**EXERCISE DIRECTIONS**
Write out the material exactly, without any of its pictures.
***** DATA PROVIDED *****
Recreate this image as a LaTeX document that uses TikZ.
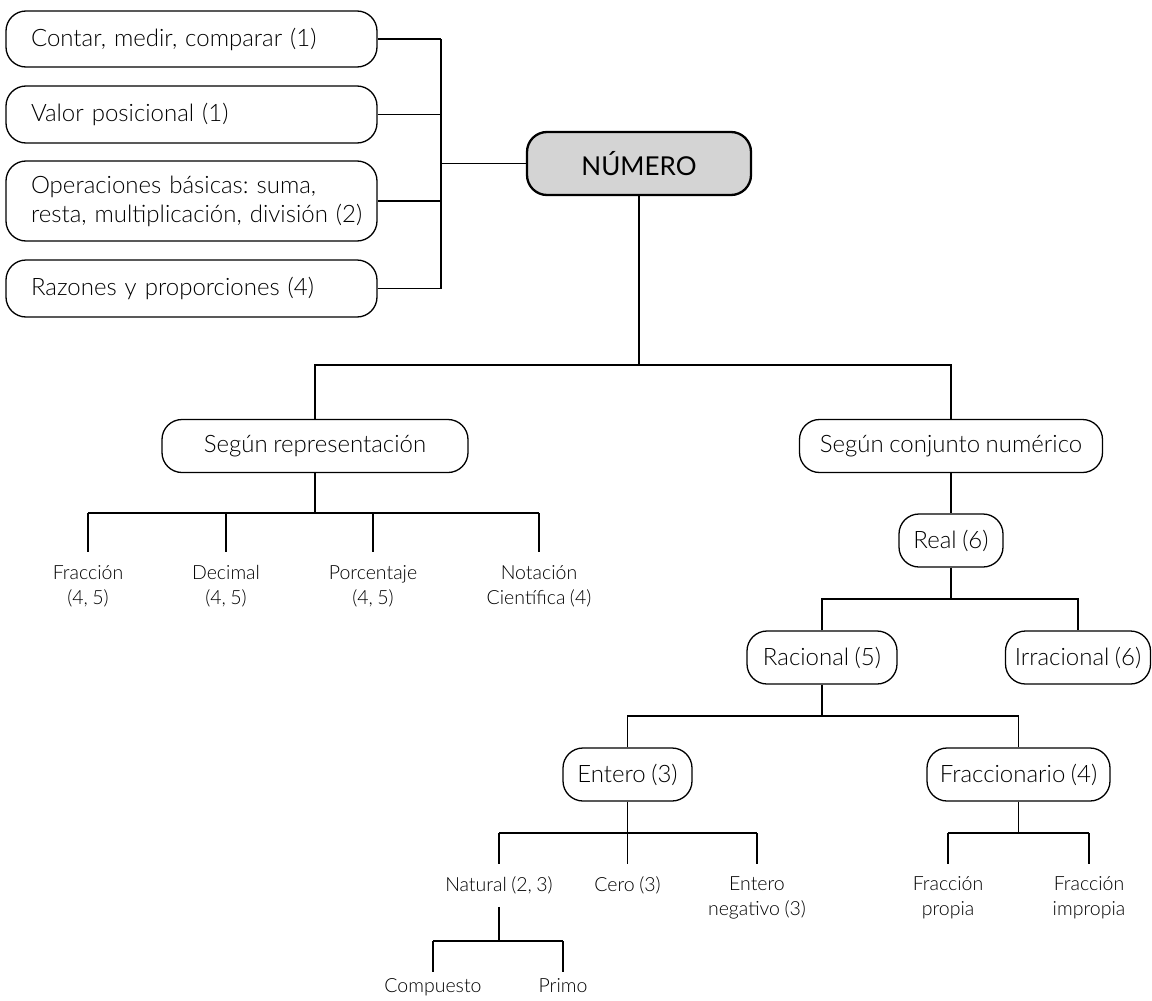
\documentclass[tikz,border=0pt]{standalone}
\usepackage{fontspec}
\setmainfont{Lato}[UprightFont=* Light, BoldFont=* Regular, WordSpace=0.85]
\newfontfamily\strongfont{Lato}
\frenchspacing
\begin{document}
\begin{tikzpicture}[x=1pt,y=-1pt,line width=1.3pt,
  bigtxt/.style={font=\fontsize{24}{29}\selectfont},
  smalltxt/.style={font=\fontsize{19.5}{25}\selectfont},
  lbox/.style={draw,rounded corners=20pt,bigtxt,text width=321pt,align=left,
    inner xsep=25pt,inner ysep=0pt,minimum height=57pt},
  rbox/.style={draw,rounded corners=20pt,bigtxt,align=center,inner sep=0pt,
    minimum height=53pt},
  rootbox/.style={draw,line width=2.3pt,fill=black!17,rounded corners=20pt,
    font=\strongfont\fontsize{26}{30}\selectfont,inner sep=0pt,
    minimum width=224pt,minimum height=63pt},
  leaf/.style={smalltxt,align=center,anchor=north,inner xsep=0pt,inner ysep=12pt},
  link/.style={line width=1.3pt}]
\useasboundingbox (0,0) rectangle (1152,1001);

% topics linked to the central concept
\node[lbox,minimum height=56pt] (c1) at (191.5,39) {Contar, medir, comparar (1)};
\node[lbox] (c2) at (191.5,114.5) {Valor posicional (1)};
\node[lbox,minimum height=80pt] (c3) at (191.5,201) {\mbox{Operaciones básicas: suma,}\\\mbox{resta, multiplicación, división (2)}};
\node[lbox] (c4) at (191.5,288.5) {Razones y proporciones (4)};
\node[rootbox] (num) at (639,163.5) {NÚMERO};

\coordinate (lbus) at (441,0);
\foreach \n in {c1,c2,c3,c4} \draw[link] (\n.east) -- (\n.east -| lbus);
\draw[link] (c1.east -| lbus) -- (c4.east -| lbus);
\draw[link] (num.west) -- (num.west -| lbus);

% two classifications
\node[rbox,minimum width=306pt] (rep) at (315,446) {Según representación};
\node[rbox,minimum width=303pt] (con) at (951,446) {Según conjunto numérico};
\coordinate (b1) at (0,365);
\draw[link] (num.south) -- (num.south |- b1);
\draw[link] (rep.north) -- (rep.north |- b1) -- (con.north |- b1) -- (con.north);

% by representation
\node[leaf,inner ysep=13pt] (fr) at (88,552) {Fracción\\(4, 5)};
\node[leaf,inner ysep=13pt] (de) at (226,552) {Decimal\\(4, 5)};
\node[leaf,inner ysep=13pt] (po) at (373,552) {Porcentaje\\(4, 5)};
\node[leaf,inner ysep=13pt] (no) at (539,552) {Notación\\Científica (4)};
\coordinate (b2) at (0,513);
\draw[link] (rep.south) -- (rep.south |- b2);
\draw[link] (fr.north |- b2) -- (no.north |- b2);
\foreach \n in {fr,de,po,no} \draw[link] (\n.north |- b2) -- (\n.north);

% by number set
\node[rbox,minimum width=104pt] (real) at (951,540.5) {Real (6)};
\node[rbox,minimum width=150pt] (rac) at (822,657.5) {Racional (5)};
\node[rbox,minimum width=145pt] (irr) at (1078,657.5) {Irracional (6)};
\draw[link] (con.south) -- (real.north);
\coordinate (b3) at (0,599);
\draw[link] (real.south) -- (real.south |- b3);
\draw[link] (rac.north) -- (rac.north |- b3) -- (irr.north |- b3) -- (irr.north);

\node[rbox,minimum width=129pt] (ent) at (627.5,774.5) {Entero (3)};
\node[rbox,minimum width=183pt] (fra) at (1018.5,774.5) {Fraccionario (4)};
\coordinate (b4) at (0,716);
\draw[link] (rac.south) -- (rac.south |- b4);
\draw[link] (ent.north) -- (ent.north |- b4) -- (fra.north |- b4) -- (fra.north);

% integers
\node[leaf] (nat) at (499,864) {Natural (2, 3)};
\node[leaf] (cero) at (627.5,864) {Cero (3)};
\node[leaf] (neg) at (757,864) {Entero\\negativo (3)};
\coordinate (b5) at (0,833);
\draw[link] (ent.south) -- (ent.south |- b5);
\draw[link] (nat.north |- b5) -- (neg.north |- b5);
\foreach \n in {nat,cero,neg} \draw[link] (\n.north |- b5) -- (\n.north);

% fractions
\node[leaf] (prop) at (948,864) {Fracción\\propia};
\node[leaf] (imp) at (1089,864) {Fracción\\impropia};
\draw[link] (fra.south) -- (fra.south |- b5);
\draw[link] (prop.north |- b5) -- (imp.north |- b5);
\foreach \n in {prop,imp} \draw[link] (\n.north |- b5) -- (\n.north);

% natural numbers
\node[leaf,inner ysep=6pt] (comp) at (433,972) {Compuesto};
\node[leaf,inner ysep=6pt] (prim) at (563,972) {Primo};
\coordinate (b6) at (0,941);
\draw[link] (nat.south) -- (nat.south |- b6);
\draw[link] (comp.north |- b6) -- (prim.north |- b6);
\foreach \n in {comp,prim} \draw[link] (\n.north |- b6) -- (\n.north);
\end{tikzpicture}
\end{document}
*****
**SOLUTION BELOW**
Recreate this image as a LaTeX document that uses TikZ.
\documentclass[tikz,border=0pt]{standalone}
\usepackage{fontspec}
\setmainfont{Lato}[UprightFont=* Light, BoldFont=* Regular, WordSpace=0.85]
\newfontfamily\strongfont{Lato}
\frenchspacing
\begin{document}
\begin{tikzpicture}[x=1pt,y=-1pt,line width=1.3pt,
  bigtxt/.style={font=\fontsize{24}{29}\selectfont},
  smalltxt/.style={font=\fontsize{19.5}{25}\selectfont},
  lbox/.style={draw,rounded corners=20pt,bigtxt,text width=321pt,align=left,
    inner xsep=25pt,inner ysep=0pt,minimum height=57pt},
  rbox/.style={draw,rounded corners=20pt,bigtxt,align=center,inner sep=0pt,
    minimum height=53pt},
  rootbox/.style={draw,line width=2.3pt,fill=black!17,rounded corners=20pt,
    font=\strongfont\fontsize{26}{30}\selectfont,inner sep=0pt,
    minimum width=224pt,minimum height=63pt},
  leaf/.style={smalltxt,align=center,anchor=north,inner xsep=0pt,inner ysep=12pt},
  link/.style={line width=1.3pt}]
\useasboundingbox (0,0) rectangle (1152,1001);

% topics linked to the central concept
\node[lbox,minimum height=56pt] (c1) at (191.5,39) {Contar, medir, comparar (1)};
\node[lbox] (c2) at (191.5,114.5) {Valor posicional (1)};
\node[lbox,minimum height=80pt] (c3) at (191.5,201) {\mbox{Operaciones básicas: suma,}\\\mbox{resta, multiplicación, división (2)}};
\node[lbox] (c4) at (191.5,288.5) {Razones y proporciones (4)};
\node[rootbox] (num) at (639,163.5) {NÚMERO};

\coordinate (lbus) at (441,0);
\foreach \n in {c1,c2,c3,c4} \draw[link] (\n.east) -- (\n.east -| lbus);
\draw[link] (c1.east -| lbus) -- (c4.east -| lbus);
\draw[link] (num.west) -- (num.west -| lbus);

% two classifications
\node[rbox,minimum width=306pt] (rep) at (315,446) {Según representación};
\node[rbox,minimum width=303pt] (con) at (951,446) {Según conjunto numérico};
\coordinate (b1) at (0,365);
\draw[link] (num.south) -- (num.south |- b1);
\draw[link] (rep.north) -- (rep.north |- b1) -- (con.north |- b1) -- (con.north);

% by representation
\node[leaf,inner ysep=13pt] (fr) at (88,552) {Fracción\\(4, 5)};
\node[leaf,inner ysep=13pt] (de) at (226,552) {Decimal\\(4, 5)};
\node[leaf,inner ysep=13pt] (po) at (373,552) {Porcentaje\\(4, 5)};
\node[leaf,inner ysep=13pt] (no) at (539,552) {Notación\\Científica (4)};
\coordinate (b2) at (0,513);
\draw[link] (rep.south) -- (rep.south |- b2);
\draw[link] (fr.north |- b2) -- (no.north |- b2);
\foreach \n in {fr,de,po,no} \draw[link] (\n.north |- b2) -- (\n.north);

% by number set
\node[rbox,minimum width=104pt] (real) at (951,540.5) {Real (6)};
\node[rbox,minimum width=150pt] (rac) at (822,657.5) {Racional (5)};
\node[rbox,minimum width=145pt] (irr) at (1078,657.5) {Irracional (6)};
\draw[link] (con.south) -- (real.north);
\coordinate (b3) at (0,599);
\draw[link] (real.south) -- (real.south |- b3);
\draw[link] (rac.north) -- (rac.north |- b3) -- (irr.north |- b3) -- (irr.north);

\node[rbox,minimum width=129pt] (ent) at (627.5,774.5) {Entero (3)};
\node[rbox,minimum width=183pt] (fra) at (1018.5,774.5) {Fraccionario (4)};
\coordinate (b4) at (0,716);
\draw[link] (rac.south) -- (rac.south |- b4);
\draw[link] (ent.north) -- (ent.north |- b4) -- (fra.north |- b4) -- (fra.north);

% integers
\node[leaf] (nat) at (499,864) {Natural (2, 3)};
\node[leaf] (cero) at (627.5,864) {Cero (3)};
\node[leaf] (neg) at (757,864) {Entero\\negativo (3)};
\coordinate (b5) at (0,833);
\draw[link] (ent.south) -- (ent.south |- b5);
\draw[link] (nat.north |- b5) -- (neg.north |- b5);
\foreach \n in {nat,cero,neg} \draw[link] (\n.north |- b5) -- (\n.north);

% fractions
\node[leaf] (prop) at (948,864) {Fracción\\propia};
\node[leaf] (imp) at (1089,864) {Fracción\\impropia};
\draw[link] (fra.south) -- (fra.south |- b5);
\draw[link] (prop.north |- b5) -- (imp.north |- b5);
\foreach \n in {prop,imp} \draw[link] (\n.north |- b5) -- (\n.north);

% natural numbers
\node[leaf,inner ysep=6pt] (comp) at (433,972) {Compuesto};
\node[leaf,inner ysep=6pt] (prim) at (563,972) {Primo};
\coordinate (b6) at (0,941);
\draw[link] (nat.south) -- (nat.south |- b6);
\draw[link] (comp.north |- b6) -- (prim.north |- b6);
\foreach \n in {comp,prim} \draw[link] (\n.north |- b6) -- (\n.north);
\end{tikzpicture}
\end{document}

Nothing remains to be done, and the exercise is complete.